Many of you, living in split-families, deal with children who “act-out”, this usually relates to thoughts and/or memories of experiences where they were subjected to maltreatment. This is a subject I would like to address, if I receive enough requests in my comments section. This is a field I have hands-on experience with and years of study. It is a tragedy that this dilemma remains, not only in America, but across the globe.

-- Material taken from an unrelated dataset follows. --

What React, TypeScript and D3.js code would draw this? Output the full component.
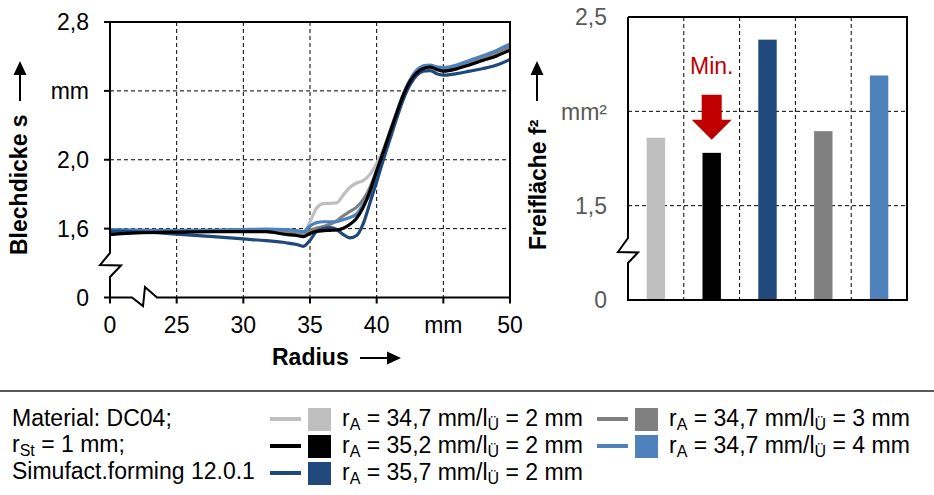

These adorable individuals are our future leaders of tomorrow, raise them as such. A great leader once said, “Do not ask what your country can do for you, ask what you can do for your country”. This is another mantra that can plant a seed within your child, in the hopes of a renewal for this once great and thriving country. As soon as a child is born, you have begun to “form” this individual, while allowing their inner personality to thrive and grow. This is no easy task, it is considered the hardest job in the world, and yet it is the most rewarding. Take the challenge I give you today and begin to raise leaders.